# I need OS HELP!!!



## Help_me_plz1 (Nov 26, 2005)

Okay, here is my scenario. I have been given a computer running w/ a processor in the x86 class and I totally cleared my hard drives. I am looking for an OS that is free like Linux, Unix, or Solaris (considering I have several copies of each of those [different distributions]). I had a Windows 95, 98 and an XP setup disk, being those were the only OSs w/ the ability to have a setup program in the bare BIOS, but there are problems w/ the disks. So I need an OS that has an installation program that will install onto the hard drives, that can run the install program in BIOS mode and to be somewhat easy to use. Does anyone have any suggestions?

Plz and thanx!


----------



## Tapeuup (Apr 6, 2005)

do you mean DOS mode? & do you mean boot disk?


----------



## Tapeuup (Apr 6, 2005)

if so  try here


----------



## Rockn (Jul 29, 2001)

Pretty much all of the flavors of Linux are simple to install and do most of the work for you.
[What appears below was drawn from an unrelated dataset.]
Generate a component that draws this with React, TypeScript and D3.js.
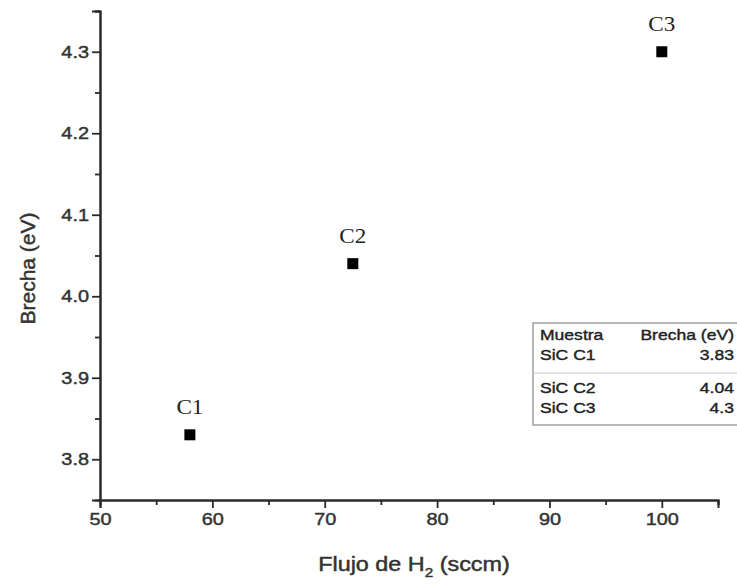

I have also found that most of them do not run well on older x86 based CPU's...they actually run worse than something like Win98.


----------



## lolsurfer623 (Nov 26, 2005)

Just ignore it and it will go away.


----------



## Cookiegal (Aug 27, 2003)

lolsurfer623 said:


> Just ignore it and it will go away.


Bye bye now.


----------



## x_saosin_x (Oct 13, 2005)

why is this under,

do it yourself projects?


----------